There is no Division, Major Group, Industry Group or other classification named simply "industrial," most likely because that word- used alone- is far too broad, and thus too vague to be useful in identifying distinct industries. Clearly, industrial activities, services or products are present in many diverse industries and yet not all of those industries would be considered "industrial" in the commonly understood meaning of the word. In summary, the Standard Industrial Manual divides the various industries in a much more precise manner than that which apparently was contemplated in Section 2(k) of the County Adequate Facilities Tax Act.
Tax statutes are to be interpreted in accordance with the clear language embodied within the statute. Legislative intent is not employed unless the statute is ambiguous or its plain reasoning leads to an absurd result. Western Pipeline Constr., Inc. v. Dickinson , 203 Tenn. (7 McCanless) 248, 254, 310 S.W.2d 455, 458 (1958).
In this case, on its face, the language in the legislation is clear. However, as it can be seen, if various individuals were to consult the Standard Industrial Classification Manual (in accordance with Section 2(k)) to attempt to discern which entities should be liable for the tax, since no business activities are classified simply "industrial," it is highly improbable that those individuals' selection of taxable entities would be consistent with one another. In other words, selection requires a subjective determination with respect to deciding which industrial and industrial-related business activities should be taxed. It is very understandable, therefore, why some types of new (non-residential) development have been assessed the Adequate Facilities Tax, while others have not.

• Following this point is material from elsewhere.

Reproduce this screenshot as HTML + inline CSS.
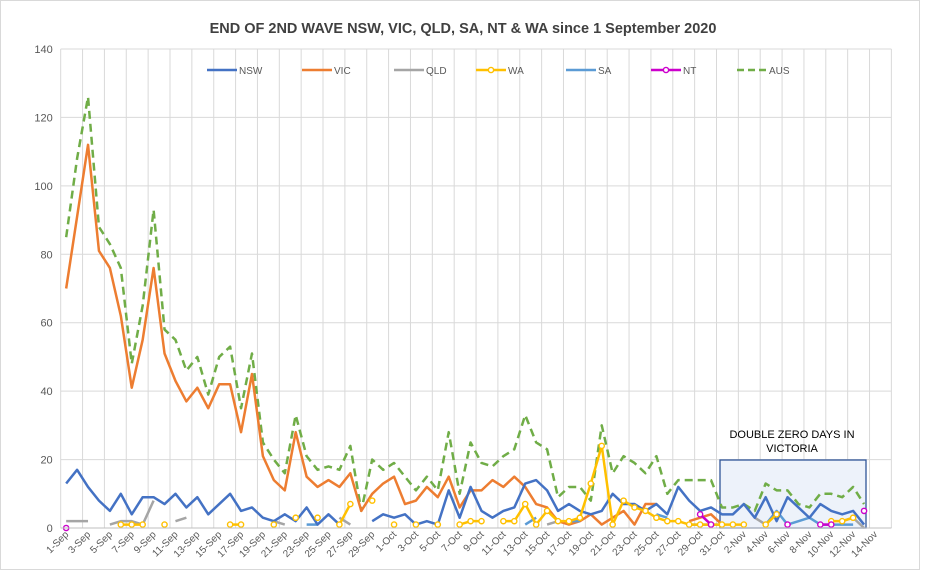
<!DOCTYPE html>
<html><head><meta charset="utf-8">
<style>
html,body{margin:0;padding:0;background:#fff;}
svg{display:block;font-family:"Liberation Sans",sans-serif;}
</style></head>
<body>
<svg id="chart" width="925" height="573" viewBox="0 0 925 573" xmlns="http://www.w3.org/2000/svg">
  <rect x="0.5" y="0.5" width="919" height="569" fill="#fff" stroke="#d9d9d9"/>
  <text x="463" y="33" text-anchor="middle" font-size="14.5" font-weight="bold" fill="#404040">END OF 2ND WAVE NSW, VIC, QLD, SA, NT &amp; WA since 1 September 2020</text>
  <g id="grid"></g>
  <rect x="720" y="460" width="146" height="68" fill="#edf2fa" stroke="#2f5597" stroke-width="1.3"/>
  <g id="series"></g>
  <g id="axes"></g>
  <text x="792" y="438" text-anchor="middle" font-size="11" fill="#000">DOUBLE ZERO DAYS IN</text>
  <text x="792" y="452" text-anchor="middle" font-size="11" fill="#000">VICTORIA</text>
  <g id="legend"></g>
</svg>
<script>
const categories = ["1-Sep","2-Sep","3-Sep","4-Sep","5-Sep","6-Sep","7-Sep","8-Sep","9-Sep","10-Sep","11-Sep","12-Sep","13-Sep","14-Sep","15-Sep","16-Sep","17-Sep","18-Sep","19-Sep","20-Sep","21-Sep","22-Sep","23-Sep","24-Sep","25-Sep","26-Sep","27-Sep","28-Sep","29-Sep","30-Sep","1-Oct","2-Oct","3-Oct","4-Oct","5-Oct","6-Oct","7-Oct","8-Oct","9-Oct","10-Oct","11-Oct","12-Oct","13-Oct","14-Oct","15-Oct","16-Oct","17-Oct","18-Oct","19-Oct","20-Oct","21-Oct","22-Oct","23-Oct","24-Oct","25-Oct","26-Oct","27-Oct","28-Oct","29-Oct","30-Oct","31-Oct","1-Nov","2-Nov","3-Nov","4-Nov","5-Nov","6-Nov","7-Nov","8-Nov","9-Nov","10-Nov","11-Nov","12-Nov","13-Nov","14-Nov"];
const yTicks = [0,20,40,60,80,100,120,140];
const N = null;
const nswValues = [13,17,12,8,5,10,4,9,9,7,10,6,9,4,7,10,5,6,3,2,4,2,6,1,4,1,N,N,2,4,3,4,1,2,1,11,3,12,5,3,5,6,13,14,11,5,7,5,4,5,10,7,7,5,7,4,12,8,5,6,4,4,7,3,9,2,9,6,3,7,5,4,5,1];
const vicValues = [70,91,112,81,76,62,41,55,76,51,43,37,41,35,42,42,28,45,21,14,11,28,15,12,14,12,16,5,10,13,15,7,8,12,9,15,6,11,11,14,12,15,12,7,6,2,1,2,4,1,3,5,1,7,7,N,N,2,3,4,1,N,N,N,N,N,N,N,N,N,N,N,N,N];
const qldValues = [2,2,2,N,1,2,2,1,8,N,2,3,N,N,N,N,N,N,N,2,1,N,N,N,N,3,1,N,N,N,N,N,N,N,N,N,N,N,N,N,N,N,N,N,1,2,N,N,N,N,N,N,N,N,N,N,N,N,N,N,N,N,N,3,1,N,N,N,N,N,N,2,3,0];
const waValues = [N,N,N,N,N,1,1,1,N,1,N,N,N,N,N,1,1,N,N,1,N,3,N,3,N,1,7,N,8,N,1,N,1,N,1,N,1,2,2,N,2,2,7,1,5,2,2,3,13,24,1,8,6,5,3,2,2,1,1,1,1,1,1,N,1,4,N,N,N,N,2,2,3,N];
const saValues = [N,N,N,N,N,N,N,N,N,N,N,N,N,N,N,N,N,N,N,N,N,N,1,1,N,N,N,N,N,N,N,N,N,N,N,N,N,N,N,N,N,N,1,3,N,N,2,2,N,N,N,N,N,N,4,3,N,1,1,1,1,N,N,N,1,5,1,2,3,1,1,1,1,N];
const ntValues = [0,N,N,N,N,N,N,N,N,N,N,N,N,N,N,N,N,N,N,N,N,N,N,N,N,N,N,N,N,N,N,N,N,N,N,N,N,N,N,N,N,N,N,N,N,N,N,N,N,N,N,N,N,N,N,N,N,N,4,1,N,N,N,N,N,N,1,N,N,1,1,N,N,5];
const ausValues = [85,108,126,88,83,76,48,65,93,58,55,46,50,39,50,53,35,51,25,20,16,33,21,17,18,17,24,5,20,17,19,15,11,15,11,28,10,25,19,18,21,23,33,25,23,9,12,12,8,30,16,21,19,16,21,10,14,14,14,14,6,6,7,5,13,11,11,7,6,10,10,9,12,7];

const NS = "http://www.w3.org/2000/svg";
const PL = 60.7, PT = 49, PB = 528, CW = 10.93, NCAT = 76, YMAX = 140;
const PR = PL + CW * NCAT;
function xPos(i){ return PL + CW/2 + CW*i; }
function yPos(v){ return PB - v*(PB-PT)/YMAX; }
function mk(tag, attrs, parent){ const e=document.createElementNS(NS,tag); for(const k in attrs) e.setAttribute(k,attrs[k]); parent.appendChild(e); return e; }

const grid = document.getElementById('grid');
yTicks.forEach(t=>{
  const l = mk('line',{x1:PL,x2:PR,y1:yPos(t),y2:yPos(t),stroke:'#d9d9d9','stroke-width':1},grid);
  
  
});
for(let k=1;k<=NCAT/2;k++){
  const x = PL + 2*CW*k;
  const l = mk('line',{x1:x,x2:x,y1:PT,y2:PB,stroke:'#d9d9d9','stroke-width':1},grid);
  
  
}

const axes = document.getElementById('axes');
const xa = mk('line',{x1:PL,x2:PR,y1:PB,y2:PB,stroke:'#bfbfbf','stroke-width':1},axes);


const ya = mk('line',{x1:PL,x2:PL,y1:PT,y2:PB,stroke:'#d9d9d9','stroke-width':1},axes);


yTicks.forEach(t=>{
  const tx = mk('text',{x:PL-8,y:yPos(t)+4,'text-anchor':'end','font-size':11,fill:'#595959'},axes);
  tx.textContent = t;
  
  
});
categories.forEach((c,i)=>{
  if(i%2) return;
  const x = xPos(i)+3, y = PB+7;
  const tx = mk('text',{x:x,y:y,'text-anchor':'end','font-size':10,fill:'#595959',transform:`rotate(-45 ${x} ${y})`},axes);
  tx.textContent = c;
  
  
});

const seriesLayer = document.getElementById('series');
function drawSeries(vals, color, name, opts){
  opts = opts||{};
  let seg = [];
  const segs = [];
  vals.forEach((v,i)=>{ if(v===null){ if(seg.length) segs.push(seg); seg=[]; } else seg.push([xPos(i),yPos(v)]); });
  if(seg.length) segs.push(seg);
  segs.forEach(s=>{
    if(s.length<2) return;
    const p = mk('polyline',{points:s.map(q=>q.join(',')).join(' '),fill:'none',stroke:color,'stroke-width':opts.w||2.5,'stroke-linejoin':'round','stroke-dasharray':opts.dash||'none'},seriesLayer);
    
    
  });
  if(opts.marker){
    vals.forEach((v,i)=>{
      if(v===null) return;
      const c = mk('circle',{cx:xPos(i),cy:yPos(v),r:2.6,fill:'#fff',stroke:color,'stroke-width':1.4},seriesLayer);
      
      
    });
  }
}
drawSeries(ausValues,'#70ad47','aus',{dash:'8 5'});
drawSeries(vicValues,'#ed7d31','vic');
drawSeries(qldValues,'#a5a5a5','qld');
drawSeries(saValues,'#5b9bd5','sa');
drawSeries(nswValues,'#4472c4','nsw');
drawSeries(waValues,'#ffc000','wa',{marker:true});
drawSeries(ntValues,'#cc00cc','nt',{marker:true});

const legend = document.getElementById('legend');
const legendItems = [["NSW","#4472c4",207,0,0],["VIC","#ed7d31",302,0,0],["QLD","#a5a5a5",394,0,0],["WA","#ffc000",476,1,0],["SA","#5b9bd5",566,0,0],["NT","#cc00cc",651,1,0],["AUS","#70ad47",737,0,1]];
legendItems.forEach(it=>{
  const g = mk('g',{},legend);
  
  
  mk('line',{x1:it[2],x2:it[2]+30,y1:70,y2:70,stroke:it[1],'stroke-width':2.5,'stroke-dasharray':it[4]?'7 4':'none'},g);
  if(it[3]) mk('circle',{cx:it[2]+15,cy:70,r:2.6,fill:'#fff',stroke:it[1],'stroke-width':1.4},g);
  const t = mk('text',{x:it[2]+32,y:74,'font-size':10,fill:'#595959'},g);
  t.textContent = it[0];
});
</script>
</body></html>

If it cannot be determined which entities should be subjected to the tax, it is conceivable that a court could find the legislation in violation of Article I, Section 8, of the Tennessee Constitution and the Fourteenth Amendment of the U.S. Constitution as being void for vagueness. In reviewing a void for vagueness claim, the key inquiry is whether the legislation is " 'so vague that men of common intelligence must necessarily guess at its meaning and differ as to its application.' " Estrin v. Moss , 221 Tenn. 657, 672, 430 S.W.2d 345, 351 (1968) (quoting Connally v. General Constr. Co. , 269 U.S. 385, 46 S.Ct. 126, 70 L.Ed. 322 (1926)); City of Clarksville v. Moore, 688 S.W.2d 428, 429 (Tenn.1985). In this scenario, it seems likely that persons trying to determine whether a certain business should be considered "industrial" under the SIC of 1987 would be confused as to the scope of the tax, might be reduced to guessing, and almost certainly would differ as to the application of the tax.

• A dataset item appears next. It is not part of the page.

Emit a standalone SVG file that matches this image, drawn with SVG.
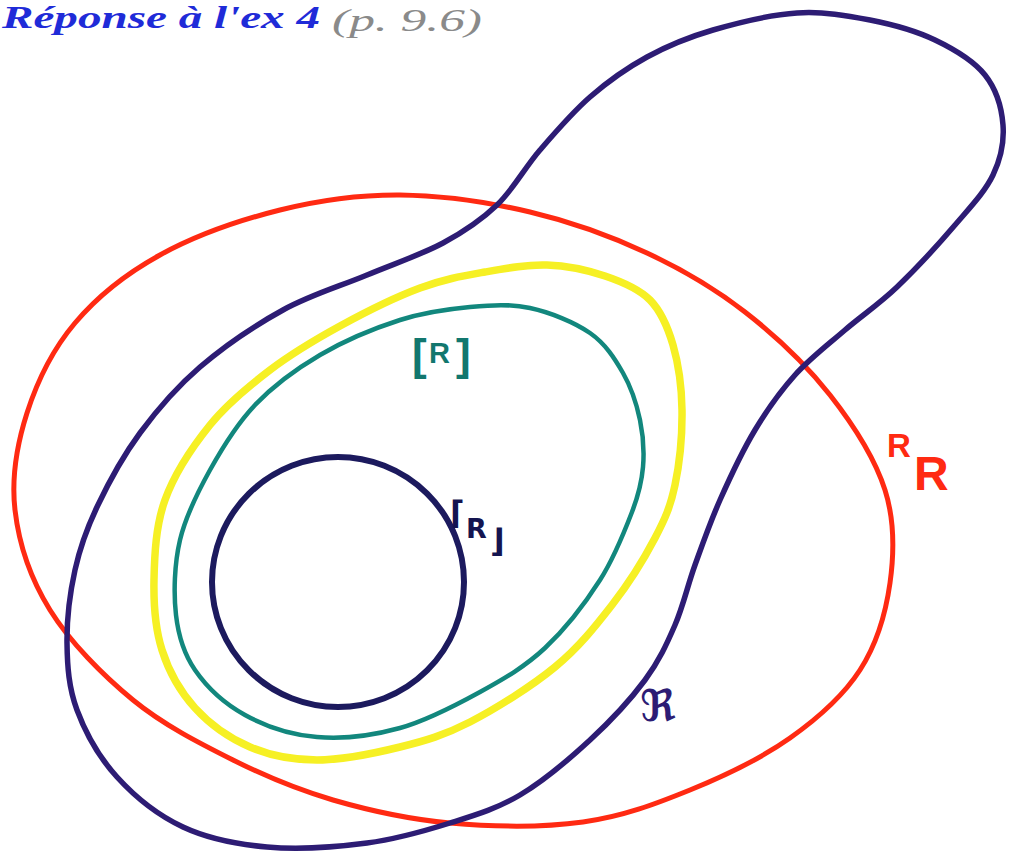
<svg xmlns="http://www.w3.org/2000/svg" width="1024" height="851" viewBox="0 0 1024 851">
<style>
.curve{fill:none;stroke-linecap:round;stroke-linejoin:round}
.red{stroke:#ff2a12;stroke-width:5}
.purple{stroke:#2d1c74;stroke-width:5.5}
.yellow{stroke:#f6f024;stroke-width:7.5}
.teal{stroke:#12877d;stroke-width:4.5}
.navy{stroke:#1c1a5e;stroke-width:6}
.lbl{font-family:"Liberation Sans","DejaVu Sans",sans-serif;font-weight:bold}
.title{font-family:"Liberation Serif","DejaVu Serif",serif;font-style:italic;font-size:32px}
</style>
<rect width="1024" height="851" fill="#ffffff"/>
<g id="title">
<text class="title" x="2" y="28" fill="#1f2bd8" font-weight="bold" textLength="318" lengthAdjust="spacingAndGlyphs">Réponse à l'ex 4</text>
<text class="title" x="332" y="31" fill="#8a8a8a" textLength="150" lengthAdjust="spacingAndGlyphs">(p. 9.6)</text>
</g>
<g id="set-RR">
<path class="curve red" d="M400,195 C441.7,195.3 488.8,202.3 530,212 C571.2,221.7 611.2,236.3 647,253 C682.8,269.7 714.5,288.3 745,312 C775.5,335.7 806.7,365.3 830,395 C853.3,424.7 875,458.7 885,490 C895,521.3 894.2,553 890,583 C885.8,613 876.7,644.2 860,670 C843.3,695.8 818.3,718 790,738 C761.7,758 724.5,776 690,790 C655.5,804 623,816.5 583,822 C543,827.5 491.7,826.7 450,823 C408.3,819.3 369.2,810.5 333,800 C296.8,789.5 266.3,776.7 233,760 C199.7,743.3 163.5,725 133,700 C102.5,675 69.7,641.7 50,610 C30.3,578.3 18.8,542.8 15,510 C11.2,477.2 17,444.2 27,413 C37,381.8 52.8,349.3 75,323 C97.2,296.7 125.8,273.8 160,255 C194.2,236.2 240,220 280,210 C320,200 358.3,194.7 400,195 Z"/>
<text class="lbl" fill="#ff2a12"><tspan x="887" y="457" font-size="33">R</tspan><tspan x="914" y="490" font-size="48">R</tspan></text>
</g>
<g id="set-fraktur-R">
<path class="curve purple" d="M497,205 C513.2,189.5 524.5,168 540,150 C555.5,132 572.2,112.5 590,97 C607.8,81.5 626.5,68.2 647,57 C667.5,45.8 688,37.3 713,30 C738,22.7 770.8,14.7 797,13 C823.2,11.3 847,15.5 870,20 C893,24.5 915.8,30.8 935,40 C954.2,49.2 973.7,60.8 985,75 C996.3,89.2 1001.7,108.3 1003,125 C1004.3,141.7 1001,158.3 993,175 C985,191.7 971,206.3 955,225 C939,243.7 915.3,269.5 897,287 C878.7,304.5 862,315.3 845,330 C828,344.7 810,358.3 795,375 C780,391.7 767.5,409.2 755,430 C742.5,450.8 730,477.5 720,500 C710,522.5 702.5,544.2 695,565 C687.5,585.8 683.3,605.8 675,625 C666.7,644.2 659.2,660.8 645,680 C630.8,699.2 610.8,720.8 590,740 C569.2,759.2 543.3,781.2 520,795 C496.7,808.8 475.5,815 450,823 C424.5,831 397.5,839 367,843 C336.5,847 297.7,849.7 267,847 C236.3,844.3 208,838.7 183,827 C158,815.3 134.7,796.5 117,777 C99.3,757.5 85.3,732.3 77,710 C68.7,687.7 67.3,666.3 67,643 C66.7,619.7 70,592.7 75,570 C80,547.3 86.2,529.8 97,507 C107.8,484.2 122.8,456.3 140,433 C157.2,409.7 176.2,387.5 200,367 C223.8,346.5 255.2,325.3 283,310 C310.8,294.7 340.3,286.2 367,275 C393.7,263.8 421.3,254.7 443,243 C464.7,231.3 480.8,220.5 497,205 Z"/>
<text x="640" y="721" style="font-family:'DejaVu Serif','DejaVu Sans',serif;font-size:44px;font-weight:bold" fill="#2d1c74">ℜ</text>
</g>
<g id="set-yellow">
<path class="curve yellow" d="M547,265 C567,265.7 587.8,270.2 605,276 C622.2,281.8 638.7,288.5 650,300 C661.3,311.5 667.7,326.7 673,345 C678.3,363.3 681.7,386.7 682,410 C682.3,433.3 679.5,463.7 675,485 C670.5,506.3 665.5,518 655,538 C644.5,558 628.7,583.5 612,605 C595.3,626.5 578.7,647.5 555,667 C531.3,686.5 495.8,708.7 470,722 C444.2,735.3 425.5,740.7 400,747 C374.5,753.3 342,760 317,760 C292,760 270.3,755.7 250,747 C229.7,738.3 209.7,724.2 195,708 C180.3,691.8 168.8,671.3 162,650 C155.2,628.7 153.5,605 154,580 C154.5,555 155.7,525.8 165,500 C174.3,474.2 192.5,446.7 210,425 C227.5,403.3 248.3,386.5 270,370 C291.7,353.5 315,339.7 340,326 C365,312.3 395.8,297 420,288 C444.2,279 463.8,275.8 485,272 C506.2,268.2 527,264.3 547,265 Z"/>
</g>
<g id="set-bracket-R">
<path class="curve teal" d="M530,308 C550,312.3 574.5,322.2 590,333 C605.5,343.8 614.7,358.5 623,373 C631.3,387.5 636.7,404.3 640,420 C643.3,435.7 644.3,451.7 643,467 C641.7,482.3 639.2,493.2 632,512 C624.8,530.8 614.5,557.3 600,580 C585.5,602.7 565,629.3 545,648 C525,666.7 504.2,678.7 480,692 C455.8,705.3 427.2,720.5 400,728 C372.8,735.5 342.8,739.2 317,737 C291.2,734.8 265.3,726.2 245,715 C224.7,703.8 206.5,686.7 195,670 C183.5,653.3 178.5,636.7 176,615 C173.5,593.3 174.3,564.2 180,540 C185.7,515.8 197.5,492.5 210,470 C222.5,447.5 236.7,424.2 255,405 C273.3,385.8 295.8,369.2 320,355 C344.2,340.8 375,328 400,320 C425,312 448.3,309 470,307 C491.7,305 510,303.7 530,308 Z"/>
<text class="lbl" fill="#12776e"><tspan x="412" y="370" font-size="44">[</tspan><tspan x="429" y="363" font-size="29">R</tspan><tspan x="456" y="370" font-size="44">]</tspan></text>
</g>
<g id="set-corner-R">
<ellipse class="curve navy" cx="338" cy="582" rx="126" ry="125"/>
<text fill="#141450" style="font-family:'DejaVu Sans',sans-serif;font-weight:bold"><tspan x="450" y="524" font-size="32">⌈</tspan><tspan x="466" y="538" font-size="27">R</tspan><tspan x="490" y="552" font-size="32">⌋</tspan></text>
</g>
</svg>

To sum up, the validity of the County Adequate Facilities Tax Act is questionable with respect to its application to "new industrial development" as it supposed to be defined in accordance with Section 2(k) of the Act. And while the County recently (March 1, 2001) passed Resolution No. 0102-10, in which it declared that the tax applies to "all industrial construction... [and] all non-retail commercial development," this semi-clarification nearly two years after passage of the Act still does not adequately identify which industrial industries should be subject to the tax. In any event, a taxing agency's interpretation of a tax statute is persuasive, but it is certainly not conclusive. Moto-Pep, Inc. v. McGoldrick , 202 Tenn. 119, 129, 303 S.W.2d 326, 330 (1957).